Marco Bortoletti, più che un capo azienda, è un tutor. La scomparsa improvvisa di Claudio Buziol nel gennaio del 2005, lo ha fatto ritrovare sul ponte di comando di un gruppo, la Replay di Asolo (Treviso), che oggi fattura 330 milioni di euro (con il 72% di esportazioni) e punta direttamente, entro i prossimi tre anni, a portare i ricavi a quota 500 milioni di euro. Innanzitutto attraverso lo sfondamento sui mercati del Far East del prodotto più noto della Replay: i jeans denim, un pantalone che per lavorazione e marketing è collocato nella fascia alta del settore dell'abbigliamento.

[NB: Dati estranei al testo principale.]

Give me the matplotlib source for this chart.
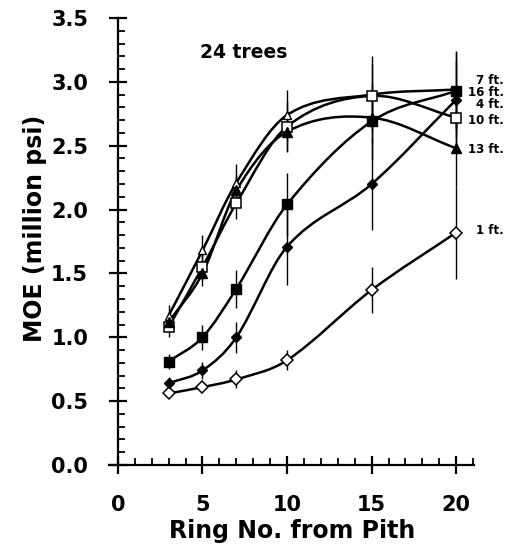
import numpy as np
import matplotlib
matplotlib.use("Agg")
import matplotlib.pyplot as plt
from matplotlib.path import Path
from matplotlib.patches import PathPatch
from matplotlib.ticker import MultipleLocator

plt.rcParams['font.family'] = ['DejaVu Sans']
plt.rcParams['font.weight'] = 'bold'

rings = [3, 5, 7, 10, 15, 20]

moe_1ft = [0.56, 0.61, 0.67, 0.82, 1.37, 1.82]
err_1ft = [0.03, 0.04, 0.07, 0.08, 0.18, 0.36]
moe_4ft = [0.64, 0.74, 1.00, 1.71, 2.20, 2.86]
err_4ft = [0.05, 0.07, 0.12, 0.30, 0.36, 0.30]
moe_7ft = [1.17, 1.68, 2.21, 2.74, 2.90, 2.94]
err_7ft = [0.08, 0.12, 0.15, 0.20, 0.30, 0.30]
moe_10ft = [1.08, 1.55, 2.05, 2.65, 2.89, 2.72]
err_10ft = [0.08, 0.10, 0.12, 0.20, 0.25, 0.25]
moe_13ft = [1.12, 1.50, 2.15, 2.61, 2.72, 2.48]
err_13ft = [0.06, 0.10, 0.12, 0.15, 0.20, 0.30]
moe_16ft = [0.81, 1.00, 1.38, 2.04, 2.69, 2.93]
err_16ft = [0.06, 0.10, 0.15, 0.25, 0.30, 0.30]

labels = ["1 ft.", "4 ft.", "7 ft.", "10 ft.", "13 ft.", "16 ft."]
label_y = [1.84, 2.82, 3.01, 2.70, 2.47, 2.915]

series = [
    (moe_1ft, err_1ft, dict(marker='D', ms=6, mfc='white', mec='black', mew=1.1)),
    (moe_4ft, err_4ft, dict(marker='D', ms=5, mfc='black', mec='black')),
    (moe_7ft, err_7ft, dict(marker='^', ms=6, mfc='white', mec='black', mew=1.0)),
    (moe_10ft, err_10ft, dict(marker='s', ms=7, mfc='white', mec='black', mew=1.1)),
    (moe_13ft, err_13ft, dict(marker='^', ms=7, mfc='black', mec='black')),
    (moe_16ft, err_16ft, dict(marker='s', ms=7, mfc='black', mec='black')),
]


def smooth_path(x, y):
    x = np.asarray(x, float)
    y = np.asarray(y, float)
    n = len(x)
    m = np.zeros(n)
    for i in range(n):
        if i == 0:
            m[i] = (y[1] - y[0]) / (x[1] - x[0])
        elif i == n - 1:
            m[i] = (y[-1] - y[-2]) / (x[-1] - x[-2])
        else:
            m[i] = (y[i + 1] - y[i - 1]) / (x[i + 1] - x[i - 1])
    verts = [(x[0], y[0])]
    codes = [Path.MOVETO]
    for i in range(n - 1):
        dx = x[i + 1] - x[i]
        verts += [(x[i] + dx / 3, y[i] + m[i] * dx / 3),
                  (x[i + 1] - dx / 3, y[i + 1] - m[i + 1] * dx / 3),
                  (x[i + 1], y[i + 1])]
        codes += [Path.CURVE4] * 3
    return Path(verts, codes)


fig = plt.figure(figsize=(5.14, 5.52), dpi=100)
ax = fig.add_axes([0.213, 0.1576, 0.709, 0.8098])

for vals, errs, style in series:
    ax.errorbar(rings, vals, yerr=errs, fmt='none', ecolor='black', elinewidth=1.0, capsize=0, zorder=2)
    ax.add_patch(PathPatch(smooth_path(rings, vals), fill=False, lw=1.8, ec='black', zorder=3))
    ax.plot(rings, vals, linestyle='none', zorder=4, **style)

for lab, yy in zip(labels, label_y):
    ax.text(22.8, yy, lab, ha='right', va='center', fontsize=8.5, fontweight='bold', clip_on=False)

ax.text(4.85, 3.23, "24 trees", ha='left', va='center', fontsize=13.5, fontweight='bold')

ax.set_xlim(-0.5, 21.05)
ax.set_ylim(0, 3.5)
ax.spines['left'].set_position(('data', 0))
ax.spines['top'].set_visible(False)
ax.spines['right'].set_visible(False)
for s in ('left', 'bottom'):
    ax.spines[s].set_linewidth(1.6)

ax.xaxis.set_minor_locator(MultipleLocator(1))
ax.yaxis.set_minor_locator(MultipleLocator(0.1))
ax.set_xticks([0, 5, 10, 15, 20])
ax.set_yticks(np.arange(0, 3.51, 0.5))
ax.set_yticklabels([f"{v:.1f}" for v in np.arange(0, 3.51, 0.5)])

ax.tick_params(which='major', direction='inout', length=13, width=1.6, labelsize=15, pad=15)
ax.tick_params(which='minor', direction='in', length=5, width=1.3)
for lab in ax.get_xticklabels() + ax.get_yticklabels():
    lab.set_fontweight('bold')

ax.set_xlabel("Ring No. from Pith", fontsize=17, fontweight='bold', labelpad=3)
ax.set_ylabel("MOE (million psi)", fontsize=17, fontweight='bold', labelpad=3)
ax.yaxis.label.set_y(0.53)

fig.savefig("out.png", dpi=100)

Com'è cambiato il mercato dei jeans?
La nostra fortuna è stata quella di anticipare i tempi con un'intuizione di Claudio Buziol: puntare tutto su un jeans sofisticato, non più di massa. Ci siamo spostati prima degli altri puntando sui dettagli estetici e su una serie di trattamenti. I jeans denim sono tinti e ricamati, uno per uno: poi vengono strappati, lavati e rilavati a mano.
Mi spieghi la vostra filiera produttiva.
È semplice: la maggor parte dei jeans, direi circa un 70% dei nostri prodotti, li realizziamo in Tunisia e in Romania. Poi arrivano in Italia per le rifiniture e i controlli. Parliamo di Paesi dove la manodopera costa dal 30 al 40% in meno rispetto all'Italia. Sono numeri importanti.
Quale crede che dovrà essere il fatturato della Replay nei prossimi anni?
Abbiamo un obiettivo preciso: superare la quota dei 500 milioni di euro. Entro i prossimi tre anni. Nel 2005 siamo cresciuti del 41%: ci basta mantenere questi ritmi e ce la possiamo fare.
Dove pensate di sfondare, come mercati?
Il nostro fatturato è ancora troppo concentrato in Europa, dove vendiamo il 95% dei prodotti. Quindi, non abbiamo ancora iniziato la campagna di attacco nel Far Fast. In Cina dobbiamo aspettare: un jeans come il nostro è considerato un prodotto di lusso, e quindi il suo turno arriverà. La scommessa più importante è il Giapponein quanto è un paese maturo per un abbigliamento come il nostro. Più difficile, invece, la partita in America. Gli Stati Uniti hanno enormi potenzialità, ma si tratta di un mercato estremamente competitivo e dove servono enormi investimenti per la pubblicità e per il marketing.